SHORT TASK:
Below is a listing; write it out exactly and drop any images from it.

SOURCE MATERIAL:
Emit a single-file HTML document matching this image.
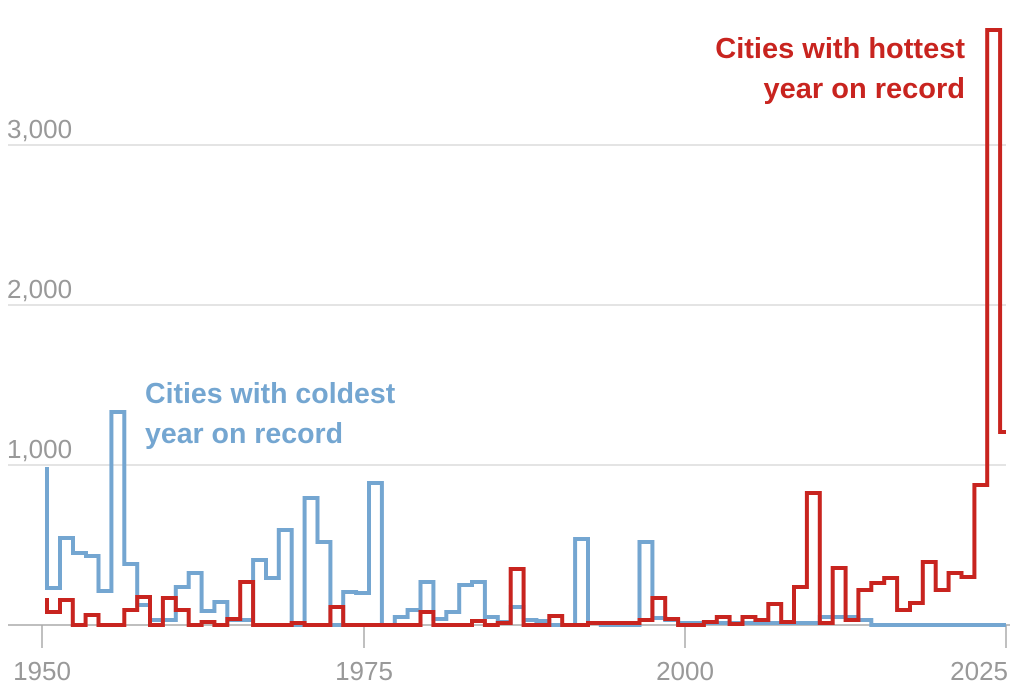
<!DOCTYPE html>
<html><head><meta charset="utf-8"><style>
html,body{margin:0;padding:0;background:#fff;}
svg{display:block;font-family:"Liberation Sans",sans-serif;}
</style></head><body>
<svg width="1024" height="692" viewBox="0 0 1024 692" xmlns="http://www.w3.org/2000/svg">
<g stroke="#dcdcdc" stroke-width="1.5">
<line x1="8" y1="145" x2="1006" y2="145"/>
<line x1="8" y1="305" x2="1006" y2="305"/>
<line x1="8" y1="465" x2="1006" y2="465"/>
</g>
<g fill="#999" font-size="26">
<text x="7" y="138">3,000</text>
<text x="7" y="298">2,000</text>
<text x="7" y="458">1,000</text>
<text x="42" y="680" text-anchor="middle">1950</text>
<text x="364" y="680" text-anchor="middle">1975</text>
<text x="685" y="680" text-anchor="middle">2000</text>
<text x="1008" y="680" text-anchor="end">2025</text>
</g>
<g stroke="#aaa" stroke-width="1.5">
<line x1="8" y1="625" x2="1010" y2="625"/>
<line x1="42" y1="625" x2="42" y2="648"/>
<line x1="364" y1="625" x2="364" y2="648"/>
<line x1="685" y1="625" x2="685" y2="648"/>
<line x1="1006" y1="625" x2="1006" y2="648"/>
</g>
<path fill="none" stroke="#74a6d1" stroke-width="4" d="M45,469 H47 V588 H60 V538 H73 V553 H86 V556 H98.5 V591 H111.4 V412 H124.3 V564 H137.2 V605 H150 V620 H175.8 V587 H188.7 V573 H201.6 V611 H214.4 V602 H227.3 V620 H253.1 V560 H266 V578 H278.8 V530 H291.7 V625 H304.6 V498 H317.5 V542 H330.4 V625 H343.2 V592 H356.1 V593 H369 V483 H381.9 V625 H394.8 V617 H407.6 V610 H420.5 V582 H433.4 V619 H446.3 V612 H459.2 V585 H472 V582 H484.9 V617 H497.8 V622 H510.7 V607 H523.6 V620 H536.4 V621 H549.3 V625 H575.1 V539 H588 V623 H600.8 V625 H639.5 V542 H652.4 V618 H665.2 V620 H678.1 V623 H819.8 V617 H858.4 V620 H871.3 V625 H1006"/>
<path fill="none" stroke="#c8241f" stroke-width="4" d="M45,600 H47 V612 H60 V600 H72.8 V625 H85.6 V615 H98.5 V625 H124.3 V610 H137.2 V597 H150 V625 H162.9 V598 H175.8 V610 H188.7 V625 H201.6 V622 H214.4 V625 H227.3 V619 H240.2 V582 H253.1 V625 H291.7 V623 H304.6 V625 H330.4 V607 H343.2 V625 H420.5 V612 H433.4 V625 H472 V621 H484.9 V625 H497.8 V623 H510.7 V569 H523.6 V625 H549.3 V616 H562.2 V625 H588 V623 H639.5 V620 H652.4 V598 H665.2 V619 H678.1 V625 H703.9 V622 H716.8 V617 H729.6 V624 H742.5 V617 H755.4 V620 H768.3 V604 H781.2 V622 H794 V587 H806.9 V493 H819.8 V623 H832.7 V568 H845.6 V620 H858.4 V590 H871.3 V583 H884.2 V578 H897.1 V610 H910 V603 H922.8 V562 H935.7 V590 H948.6 V573 H961.5 V577 H974.4 V485 H987.2 V30 H1000.1 V432 H1006"/>
<g font-weight="bold" font-size="29">
<text x="965" y="58" fill="#c8241f" text-anchor="end">Cities with hottest</text>
<text x="965" y="98" fill="#c8241f" text-anchor="end">year on record</text>
<text x="145" y="403" fill="#74a6d1" font-size="28.5">Cities with coldest</text>
<text x="145" y="443" fill="#74a6d1" font-size="28.5">year on record</text>
</g>
</svg>
</body></html>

SOLUTION FOR THIS PROBLEM:
Emit a single-file HTML document matching this image.
<!DOCTYPE html>
<html><head><meta charset="utf-8"><style>
html,body{margin:0;padding:0;background:#fff;}
svg{display:block;font-family:"Liberation Sans",sans-serif;}
</style></head><body>
<svg width="1024" height="692" viewBox="0 0 1024 692" xmlns="http://www.w3.org/2000/svg">
<g stroke="#dcdcdc" stroke-width="1.5">
<line x1="8" y1="145" x2="1006" y2="145"/>
<line x1="8" y1="305" x2="1006" y2="305"/>
<line x1="8" y1="465" x2="1006" y2="465"/>
</g>
<g fill="#999" font-size="26">
<text x="7" y="138">3,000</text>
<text x="7" y="298">2,000</text>
<text x="7" y="458">1,000</text>
<text x="42" y="680" text-anchor="middle">1950</text>
<text x="364" y="680" text-anchor="middle">1975</text>
<text x="685" y="680" text-anchor="middle">2000</text>
<text x="1008" y="680" text-anchor="end">2025</text>
</g>
<g stroke="#aaa" stroke-width="1.5">
<line x1="8" y1="625" x2="1010" y2="625"/>
<line x1="42" y1="625" x2="42" y2="648"/>
<line x1="364" y1="625" x2="364" y2="648"/>
<line x1="685" y1="625" x2="685" y2="648"/>
<line x1="1006" y1="625" x2="1006" y2="648"/>
</g>
<path fill="none" stroke="#74a6d1" stroke-width="4" d="M45,469 H47 V588 H60 V538 H73 V553 H86 V556 H98.5 V591 H111.4 V412 H124.3 V564 H137.2 V605 H150 V620 H175.8 V587 H188.7 V573 H201.6 V611 H214.4 V602 H227.3 V620 H253.1 V560 H266 V578 H278.8 V530 H291.7 V625 H304.6 V498 H317.5 V542 H330.4 V625 H343.2 V592 H356.1 V593 H369 V483 H381.9 V625 H394.8 V617 H407.6 V610 H420.5 V582 H433.4 V619 H446.3 V612 H459.2 V585 H472 V582 H484.9 V617 H497.8 V622 H510.7 V607 H523.6 V620 H536.4 V621 H549.3 V625 H575.1 V539 H588 V623 H600.8 V625 H639.5 V542 H652.4 V618 H665.2 V620 H678.1 V623 H819.8 V617 H858.4 V620 H871.3 V625 H1006"/>
<path fill="none" stroke="#c8241f" stroke-width="4" d="M45,600 H47 V612 H60 V600 H72.8 V625 H85.6 V615 H98.5 V625 H124.3 V610 H137.2 V597 H150 V625 H162.9 V598 H175.8 V610 H188.7 V625 H201.6 V622 H214.4 V625 H227.3 V619 H240.2 V582 H253.1 V625 H291.7 V623 H304.6 V625 H330.4 V607 H343.2 V625 H420.5 V612 H433.4 V625 H472 V621 H484.9 V625 H497.8 V623 H510.7 V569 H523.6 V625 H549.3 V616 H562.2 V625 H588 V623 H639.5 V620 H652.4 V598 H665.2 V619 H678.1 V625 H703.9 V622 H716.8 V617 H729.6 V624 H742.5 V617 H755.4 V620 H768.3 V604 H781.2 V622 H794 V587 H806.9 V493 H819.8 V623 H832.7 V568 H845.6 V620 H858.4 V590 H871.3 V583 H884.2 V578 H897.1 V610 H910 V603 H922.8 V562 H935.7 V590 H948.6 V573 H961.5 V577 H974.4 V485 H987.2 V30 H1000.1 V432 H1006"/>
<g font-weight="bold" font-size="29">
<text x="965" y="58" fill="#c8241f" text-anchor="end">Cities with hottest</text>
<text x="965" y="98" fill="#c8241f" text-anchor="end">year on record</text>
<text x="145" y="403" fill="#74a6d1" font-size="28.5">Cities with coldest</text>
<text x="145" y="443" fill="#74a6d1" font-size="28.5">year on record</text>
</g>
</svg>
</body></html>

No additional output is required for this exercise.